Jak wynika z danych statystycznych, wzrosła liczba zgłoszeń do Straży Miejskiej. W 2018 roku było ich 20,7 tys., natomiast rok później 21,5 tys.
– Nie ukrywam, że bardzo mnie to cieszy – przyznaje komendant Renata Gruszczyńska, szefowa straży.
– Oznacza to, że mieszkańcy Kielc widzą sens dzwonienia do Straży Miejskiej. Może to zabrzmi niewłaściwie, ale na naszą korzyść działa to, że obecnie mogą się tu dodzwonić. Kiedyś był z tym problem, ponieważ mieliśmy starą centralę. Teraz została wymieniona – przyznaje komendant.
Jak dodaje, w jej odczuciu wzrosło także zaufanie do instytucji. Do strażników wpływają różne zgłoszenia. Niektóre dotyczą nieprawidłowego parkowania, a inne zanieczyszczania środowiska. W okresie zimowym funkcjonariusze sprawdzają także miejsca, w których mogą przebywać bezdomni.
– Te osoby są szczególnie narażone na działanie warunków atmosferycznych. Temperatura w ostatnim czasie spada poniżej zera stopni Celsjusza. Próbujemy docierać do takich osób i wskazywać im miejsca, gdzie mogą uzyskać pomoc, zagrzać się oraz dostać odzież – mówi komendant.
Zdarzają się także nietypowe interwencje, które podejmują strażnicy.
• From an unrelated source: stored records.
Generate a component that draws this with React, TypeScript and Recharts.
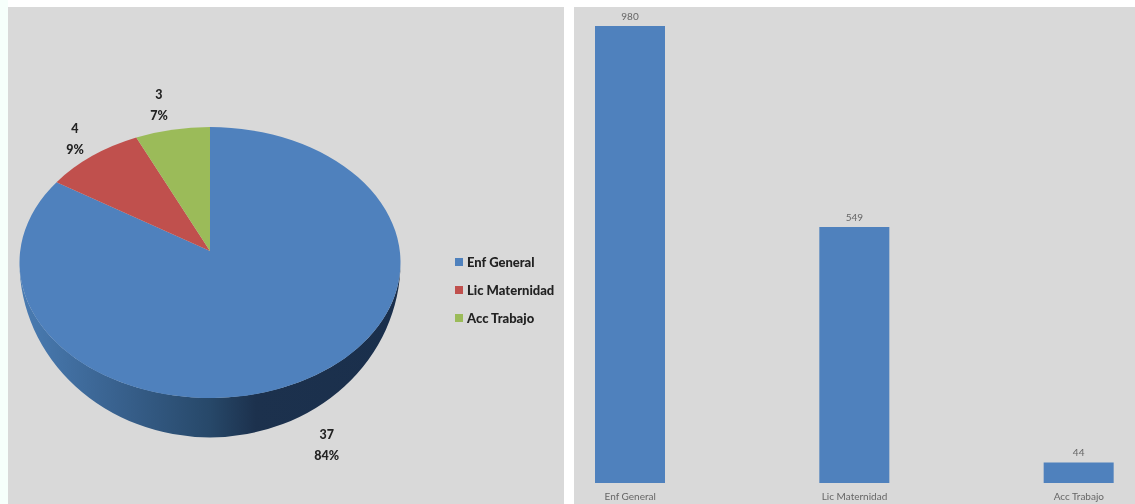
import React from "react";
import { PieChart, Pie, BarChart, Bar, XAxis, YAxis, LabelList, Legend } from "recharts";

const categories = ["Enf General", "Lic Maternidad", "Acc Trabajo"];
const pieValues = [37, 4, 3];
const piePercents = ["84%", "9%", "7%"];
const barValues = [980, 549, 44];
const pieColors = ["#4f81bd", "#c0504d", "#9bbb59"];

const pieData = categories.map((name, i) => ({ name, value: pieValues[i], percentText: piePercents[i], fill: pieColors[i] }));
const barData = categories.map((name, i) => ({ name, value: barValues[i] }));

const FONT = "Lato, 'Open Sans', sans-serif";
const SQUASH = 0.711;
const APEX_DROP = 11.5;
const WALL_BULGE = 39.5;
const LABEL_SHIFT = [[0, 43], [6, 4], [-6, 2]];

const rad = (d: number) => (d * Math.PI) / 180;
// Angle measured clockwise from the top of the pie, bent slightly as the tilted view does.
const rimPoint = (cx: number, cy: number, r: number, angle: number) => {
  const a = 90 - angle;
  const p = a - 4.3 * Math.sin(rad(a));
  return [cx + r * Math.sin(rad(p)), cy + APEX_DROP - r * SQUASH * Math.cos(rad(p))];
};

function Slice(props: any) {
  const { cx, cy, outerRadius: r, startAngle, endAngle, fill } = props;
  const [x1, y1] = rimPoint(cx, cy, r, startAngle);
  const [x2, y2] = rimPoint(cx, cy, r, endAngle);
  const ry = r * SQUASH;
  const large = Math.abs(endAngle - startAngle) > 180 ? 1 : 0;
  const top = `M${cx},${cy}L${x1},${y1}A${r},${ry} 0 ${large} 1 ${x2},${y2}Z`;
  const rimY = cy + APEX_DROP;
  const wall = `M${cx - r},${rimY}A${r},${ry} 0 0 0 ${cx + r},${rimY}A${r},${ry + WALL_BULGE} 0 0 1 ${cx - r},${rimY}Z`;
  return (
    <g>
      {fill === pieColors[0] && (
        <>
          <defs>
            <linearGradient id="wallShade" x1="0" x2="1" y1="0" y2="0">
              <stop offset="0" stopColor="#4a7cb3" />
              <stop offset="0.25" stopColor="#39628f" />
              <stop offset="0.5" stopColor="#274869" />
              <stop offset="0.62" stopColor="#1c314d" />
              <stop offset="1" stopColor="#1a2f4c" />
            </linearGradient>
          </defs>
          <path d={wall} fill="url(#wallShade)" />
        </>
      )}
      <path d={top} fill={fill} />
    </g>
  );
}

function SliceLabel(props: any) {
  const { cx, cy, outerRadius: r, midAngle, value, payload, index } = props;
  const [px, py] = rimPoint(cx, cy, r * 1.2, midAngle);
  const [dx, dy] = LABEL_SHIFT[index] ?? [0, 0];
  const x = px + dx;
  const y = py + dy;
  const text = payload?.percentText ?? piePercents[index];
  return (
    <text x={x} textAnchor="middle" fontFamily={FONT} fontWeight={900} fontSize={12.5} fill="#222">
      <tspan x={x} y={y - 6}>{value}</tspan>
      <tspan x={x} y={y + 15}>{text}</tspan>
    </text>
  );
}

function LegendBox({ payload }: any) {
  return (
    <div style={{ fontFamily: FONT, fontWeight: 900, fontSize: 13, color: "#222" }}>
      {(payload ?? []).map((entry: any) => (
        <div key={entry.value} style={{ display: "flex", alignItems: "center", height: 28, whiteSpace: "nowrap" }}>
          <span style={{ width: 8, height: 8, background: entry.color, marginRight: 4 }} />
          {entry.value}
        </div>
      ))}
    </div>
  );
}

export default function App() {
  return (
    <div style={{ position: "absolute", left: 0, top: 0, width: 1135, height: 504, background: "#fff", overflow: "hidden", filter: "blur(0.7px)" }}>
      <div style={{ position: "absolute", left: 0, top: 0, width: 8, height: 504, background: "#f6fffb" }} />
      <div style={{ position: "absolute", left: 8, top: 7, width: 556, height: 497, background: "#d9d9d9" }}>
        <PieChart width={556} height={497} margin={{ top: 0, right: 0, bottom: 0, left: 0 }}>
          <Pie
            data={pieData}
            dataKey="value"
            nameKey="name"
            cx={202}
            cy={244}
            outerRadius={190.5}
            startAngle={90}
            endAngle={-270}
            stroke="none"
            isAnimationActive={false}
            shape={Slice}
            label={SliceLabel}
            labelLine={false}
          />
          <Legend layout="vertical" itemSorter={null} content={LegendBox} wrapperStyle={{ left: 447, top: 241, width: 110, bottom: "auto" }} />
        </PieChart>
      </div>
      <div style={{ position: "absolute", left: 574, top: 7, width: 561, height: 497, background: "#d9d9d9", overflow: "hidden" }}>
        <div style={{ position: "absolute", left: -56, top: 0 }}>
          <BarChart width={673} height={497} data={barData} margin={{ top: 19, right: 0, bottom: 0, left: 0 }}>
            <XAxis
              dataKey="name"
              axisLine={false}
              tickLine={false}
              height={21}
              interval={0}
              tickMargin={4}
              tick={{ fontFamily: FONT, fontSize: 10, fill: "#666" }}
            />
            <YAxis hide domain={[0, 980]} />
            <Bar dataKey="value" fill="#4f81bd" barSize={70} isAnimationActive={false}>
              <LabelList dataKey="value" position="top" offset={6} style={{ fontFamily: FONT, fontSize: 10, fill: "#666" }} />
            </Bar>
          </BarChart>
        </div>
      </div>
    </div>
  );
}
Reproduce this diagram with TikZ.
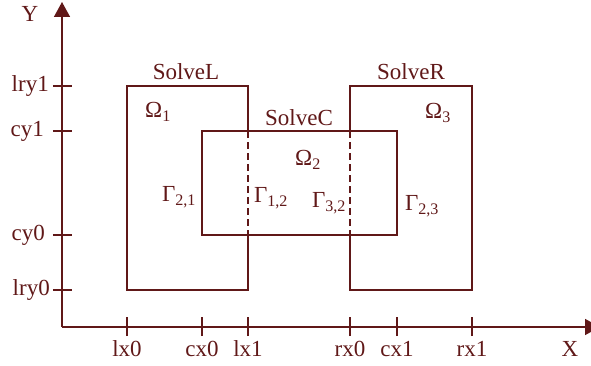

W ostatnim czasie na numer alarmowy zadzwoniła opiekunka społeczna. Jak się okazało, nie mogła poradzić sobie z podopieczną, która spadła z łóżka. Innym razem zgłoszenie wpłynęło od młodej osoby, która zatrzasnęła się w domu i nie mogła z niego wyjść. Strażnicy pojechali na miejsce, a zgłaszający wyrzucił przez okno klucze. Dzięki temu możliwe było otworzenie zamka z zewnątrz.
– W takich sytuacjach czujemy, że jesteśmy potrzebni mieszkańcom – mówi Renata Gruszczyńska.
Numer alarmowy do straży miejskiej to 986.